##### Dataset content #####
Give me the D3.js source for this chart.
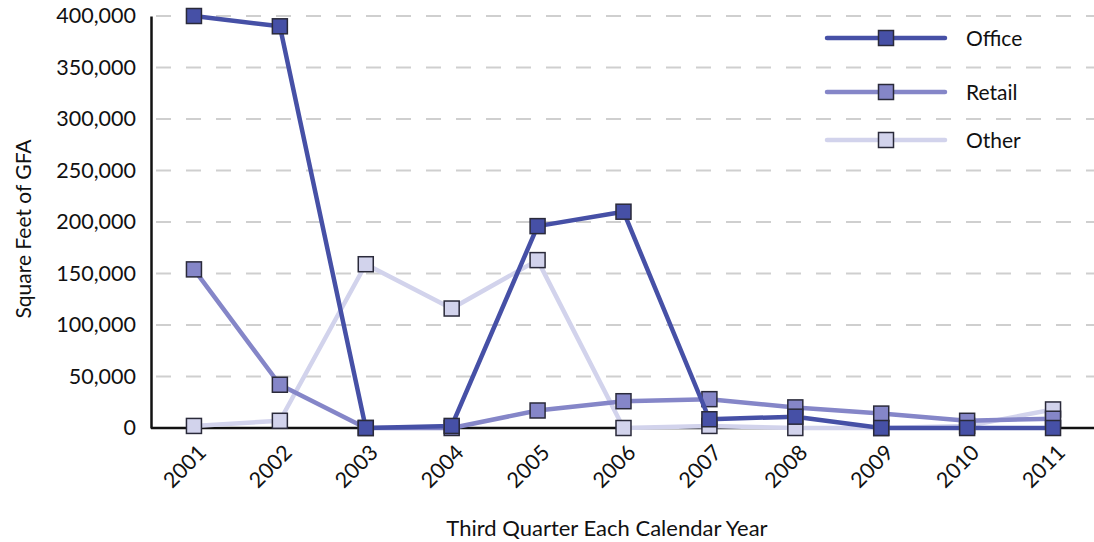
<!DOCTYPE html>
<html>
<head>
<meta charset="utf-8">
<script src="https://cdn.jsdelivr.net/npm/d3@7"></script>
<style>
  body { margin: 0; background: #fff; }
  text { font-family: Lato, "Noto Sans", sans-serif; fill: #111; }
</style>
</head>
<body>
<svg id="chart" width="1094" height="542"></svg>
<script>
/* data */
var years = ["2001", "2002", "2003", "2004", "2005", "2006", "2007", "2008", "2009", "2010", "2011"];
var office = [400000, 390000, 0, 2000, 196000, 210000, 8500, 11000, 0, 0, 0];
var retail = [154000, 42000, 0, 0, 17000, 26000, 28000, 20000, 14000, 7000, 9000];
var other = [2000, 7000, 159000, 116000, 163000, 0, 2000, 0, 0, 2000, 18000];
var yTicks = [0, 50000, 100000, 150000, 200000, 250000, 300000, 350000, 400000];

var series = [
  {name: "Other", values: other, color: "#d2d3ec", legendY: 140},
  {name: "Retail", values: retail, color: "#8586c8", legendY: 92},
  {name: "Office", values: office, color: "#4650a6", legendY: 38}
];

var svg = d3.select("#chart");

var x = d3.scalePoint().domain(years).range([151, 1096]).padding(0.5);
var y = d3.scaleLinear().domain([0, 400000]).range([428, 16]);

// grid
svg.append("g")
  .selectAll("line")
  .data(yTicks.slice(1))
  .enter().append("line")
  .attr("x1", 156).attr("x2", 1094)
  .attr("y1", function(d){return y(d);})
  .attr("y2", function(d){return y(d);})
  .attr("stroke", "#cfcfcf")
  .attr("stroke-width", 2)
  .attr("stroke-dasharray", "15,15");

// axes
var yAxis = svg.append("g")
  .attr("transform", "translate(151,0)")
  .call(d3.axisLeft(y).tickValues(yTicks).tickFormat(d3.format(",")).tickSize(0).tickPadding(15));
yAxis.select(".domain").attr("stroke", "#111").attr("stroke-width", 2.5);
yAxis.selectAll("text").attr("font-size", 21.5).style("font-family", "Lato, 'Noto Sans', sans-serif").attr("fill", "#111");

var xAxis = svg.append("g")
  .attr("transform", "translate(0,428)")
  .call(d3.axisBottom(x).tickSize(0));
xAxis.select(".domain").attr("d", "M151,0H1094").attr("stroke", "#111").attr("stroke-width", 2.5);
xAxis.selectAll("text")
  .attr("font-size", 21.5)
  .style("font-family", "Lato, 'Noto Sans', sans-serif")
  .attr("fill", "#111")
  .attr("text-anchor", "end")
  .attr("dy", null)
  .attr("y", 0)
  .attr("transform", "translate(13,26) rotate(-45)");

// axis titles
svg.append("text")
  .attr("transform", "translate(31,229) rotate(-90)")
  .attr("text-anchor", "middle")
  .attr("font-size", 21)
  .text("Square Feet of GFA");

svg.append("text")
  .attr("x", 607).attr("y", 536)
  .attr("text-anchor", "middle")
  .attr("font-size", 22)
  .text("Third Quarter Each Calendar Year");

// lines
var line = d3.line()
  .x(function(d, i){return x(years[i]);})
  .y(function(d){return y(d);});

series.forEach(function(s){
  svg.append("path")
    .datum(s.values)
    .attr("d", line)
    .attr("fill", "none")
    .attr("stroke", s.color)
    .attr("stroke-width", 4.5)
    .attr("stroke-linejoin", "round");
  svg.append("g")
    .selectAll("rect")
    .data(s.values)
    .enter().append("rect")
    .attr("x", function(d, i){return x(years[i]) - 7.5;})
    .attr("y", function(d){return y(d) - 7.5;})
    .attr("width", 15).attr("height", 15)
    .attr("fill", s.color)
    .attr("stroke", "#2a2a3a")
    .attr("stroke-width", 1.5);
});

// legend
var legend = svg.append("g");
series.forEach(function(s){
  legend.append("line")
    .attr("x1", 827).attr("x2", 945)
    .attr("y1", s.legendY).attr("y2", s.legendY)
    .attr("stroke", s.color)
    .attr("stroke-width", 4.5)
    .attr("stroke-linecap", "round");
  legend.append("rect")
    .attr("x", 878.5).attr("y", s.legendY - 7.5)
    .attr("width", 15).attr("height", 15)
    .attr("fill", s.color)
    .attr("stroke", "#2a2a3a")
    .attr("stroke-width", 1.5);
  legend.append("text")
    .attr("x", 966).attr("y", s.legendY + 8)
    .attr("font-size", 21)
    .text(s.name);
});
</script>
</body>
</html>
#####
##### Dataset content #####
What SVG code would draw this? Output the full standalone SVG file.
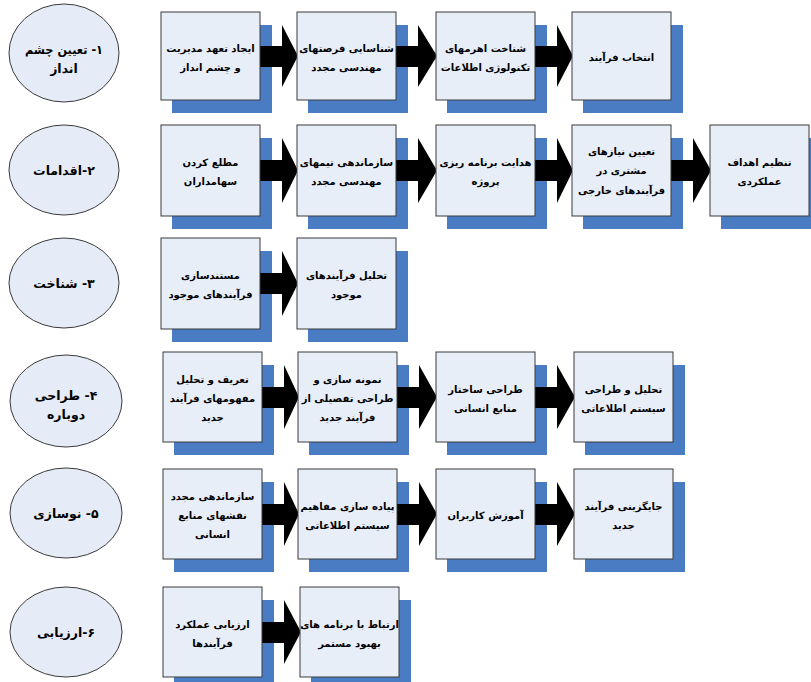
#####
(Stated task)
What's needed is an exact copy of the lines above from the one with "Give me the D3.js source for this chart." through the one with "300000, 350000, 400000];", both included; the pictures stay out.

(Response below)
Give me the D3.js source for this chart.
<!DOCTYPE html>
<html>
<head>
<meta charset="utf-8">
<script src="https://cdn.jsdelivr.net/npm/d3@7"></script>
<style>
  body { margin: 0; background: #fff; }
  text { font-family: Lato, "Noto Sans", sans-serif; fill: #111; }
</style>
</head>
<body>
<svg id="chart" width="1094" height="542"></svg>
<script>
/* data */
var years = ["2001", "2002", "2003", "2004", "2005", "2006", "2007", "2008", "2009", "2010", "2011"];
var office = [400000, 390000, 0, 2000, 196000, 210000, 8500, 11000, 0, 0, 0];
var retail = [154000, 42000, 0, 0, 17000, 26000, 28000, 20000, 14000, 7000, 9000];
var other = [2000, 7000, 159000, 116000, 163000, 0, 2000, 0, 0, 2000, 18000];
var yTicks = [0, 50000, 100000, 150000, 200000, 250000, 300000, 350000, 400000];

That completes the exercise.